I don’t understand what this means and what it’s measuring.
This was a great idea, but I think the spreadsheet fails on two fronts—first, it’s measuring the end product rather than the founders and how they operate and attempt to scale, which is the primary thing Benquo is talking about here I believe, and two is that if I ranked these companies I don’t think there would be that much correlation with these rankings.
In the examples from the comment, and judging purely on nature of product since I don’t know the founders or early histories much, I’d have had Twitch as positive while I had Doordash as negative, I’d agree with Dropbox and Gusto, and Scale is a weird case where we think the product is bad if it is real but that’s orthogonal to the main point here.
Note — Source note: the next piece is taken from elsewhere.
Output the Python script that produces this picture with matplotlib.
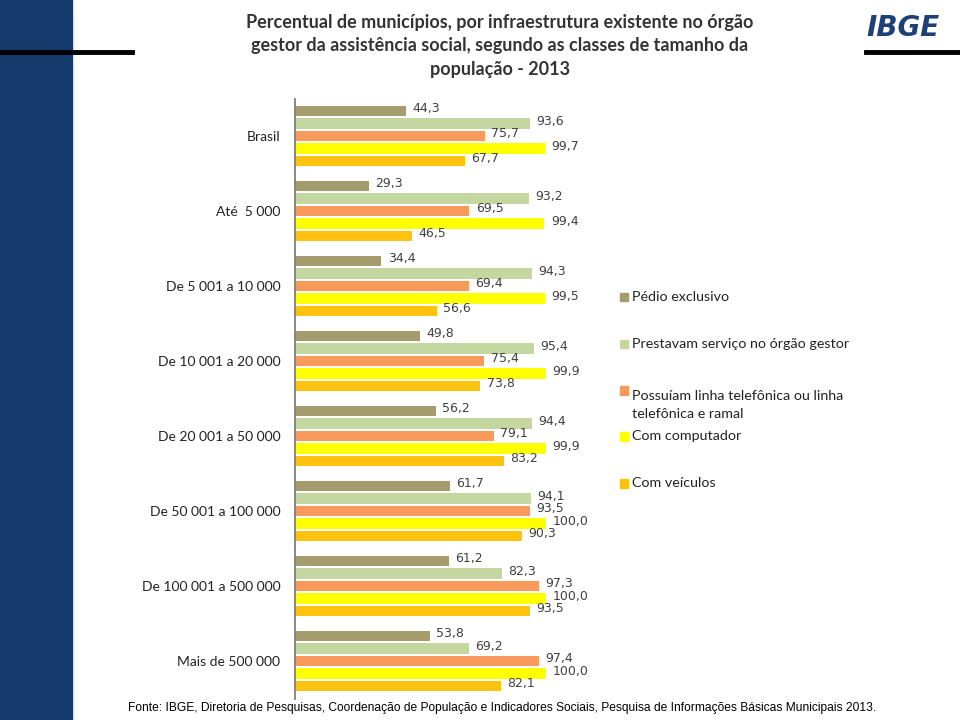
import numpy as np
import matplotlib.pyplot as plt
from matplotlib.patches import Rectangle

categorias = ["Brasil", "Até  5 000", "De 5 001 a 10 000", "De 10 001 a 20 000",
              "De 20 001 a 50 000", "De 50 001 a 100 000", "De 100 001 a 500 000",
              "Mais de 500 000"]
series = ["Pédio exclusivo", "Prestavam serviço no órgão gestor",
          "Possuíam linha telefônica ou linha\ntelefônica e ramal",
          "Com computador", "Com veículos"]
predio = [44.3, 29.3, 34.4, 49.8, 56.2, 61.7, 61.2, 53.8]
prestavam = [93.6, 93.2, 94.3, 95.4, 94.4, 94.1, 82.3, 69.2]
telefone = [75.7, 69.5, 69.4, 75.4, 79.1, 93.5, 97.3, 97.4]
computador = [99.7, 99.4, 99.5, 99.9, 99.9, 100.0, 100.0, 100.0]
veiculos = [67.7, 46.5, 56.6, 73.8, 83.2, 90.3, 93.5, 82.1]
valores = [predio, prestavam, telefone, computador, veiculos]
cores = ["#A59C6E", "#C4D7A0", "#F79A5C", "#FFFF00", "#FFC20E"]

fig = plt.figure(figsize=(9.6, 7.2), dpi=100)
W, H = 960, 720

# faixa azul e linhas pretas
fig.patches.append(Rectangle((0, 0), 72 / W, 1, transform=fig.transFigure,
                             color="#143B6C", zorder=0))
fig.add_artist(plt.Line2D([0, 132 / W], [1 - 52 / H] * 2, color="black", lw=3.5))
fig.add_artist(plt.Line2D([866 / W, 1], [1 - 52 / H] * 2, color="black", lw=3.5))
fig.text(940 / W, 1 - 28 / H, "IBGE", ha="right", va="center", fontsize=20,
         fontweight="bold", fontstyle="italic", color="#1E3F78", family="DejaVu Sans")

fig.text(500 / W, 1 - 46 / H,
         "Percentual de municípios, por infraestrutura existente no órgão\n"
         "gestor da assistência social, segundo as classes de tamanho da\n"
         "população - 2013",
         ha="center", va="center", fontsize=13, fontweight="bold", color="#333333",
         family="Lato", linespacing=1.45)

ax = fig.add_axes([295 / W, 1 - 698.5 / H, 251 / W, 600 / H])
y = np.arange(len(categorias))
passo = 12.5 / 75
for i, (vals, cor) in enumerate(zip(valores, cores)):
    pos = y + (i - 2) * passo
    ax.barh(pos, vals, height=10.5 / 75, color=cor, zorder=2)
    for p, v in zip(pos, vals):
        ax.text(v + 2.5, p - 0.03, f"{v:.1f}".replace(".", ","), va="center", ha="left",
                fontsize=9, color="#404040", clip_on=False)

ax.set_xlim(0, 100)
ax.set_ylim(len(categorias) - 0.5, -0.5)
ax.set_yticks(y)
ax.set_yticklabels(categorias, fontsize=10, color="#222222", family="Lato")
ax.tick_params(axis="y", length=0, pad=10.5)
ax.set_xticks([])
for s in ["top", "right", "bottom"]:
    ax.spines[s].set_visible(False)
ax.spines["left"].set_color("#7F7F7F")
ax.spines["left"].set_linewidth(1.3)
ax.patch.set_alpha(0)

# legenda
leg_y = [297, 344, 390, 436, 483]
for nome, cor, ly in zip(series, cores, leg_y):
    fig.patches.append(Rectangle((620 / W, 1 - (ly + 4.5) / H), 8 / W, 9 / H,
                                 transform=fig.transFigure, color=cor))
    fig.text(632 / W, 1 - ly / H, nome, ha="left", va="top" if "\n" in nome else "center",
             fontsize=10.3, color="#222222", family="Lato", linespacing=1.6)

fig.text(128 / W, 1 - 708 / H,
         "Fonte: IBGE, Diretoria de Pesquisas, Coordenação de População e Indicadores Sociais, "
         "Pesquisa de Informações Básicas Municipais 2013.",
         ha="left", va="center", fontsize=8.65, color="black", family="Liberation Sans")

fig.savefig("out.png", dpi=100)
Looking at the S&P 500 I see the same thing. Amazon at 0 seems insane to me (I’d be +lots) and McDonalds at −2 even more so especially in its early days (The Founder is a very good movie about its origins).
When I read this essay in 2019, I remember getting the impression that approval-extracting vs production-oriented was supposed to be about the behavior of the founders, not the industry the company competes in.
This was a great idea!
I can’t quite tell why you think Twitch is bad. It is subject to network effects, kind of a social media company, is that why? And I don’t know what Scale.com is other than some AI company.
For many of these companies I feel like my opinion changes as they become monopolies. For example, we use Gusto at LW, it’s great. That said, if it became the primary company people used in a country to interact with a part of government, then I could imagine Gusto working with that government to extract money from people in some way. So I like it to a point, then suddenly I might really not like it.
On the topic of tails, I wonder if your distribution would’ve come out differently had the scale been −10, −1, 0, 1, 10.
Scale’s mission is something like accelerating AI progress, and they have no safety department. So ¯\_(ツ)_/¯ For Twitch I think a bunch of good stuff happens there (chess streamers, Ed Kmett streaming Haskell, or just great gamers), but they’re also in a domain where clickbait and similar Goodharting dynamics are strong, and in the worlds where it gets really big I expect those to dominate.
I think I would rarely have assigned 10s, due to it being a complex question and this just being a very rough draft.
Another interesting question is whether weighing the rankings by market cap would have made a difference. (But YC didn’t make valuations available in their data, so it would require ~30 min of data entry.)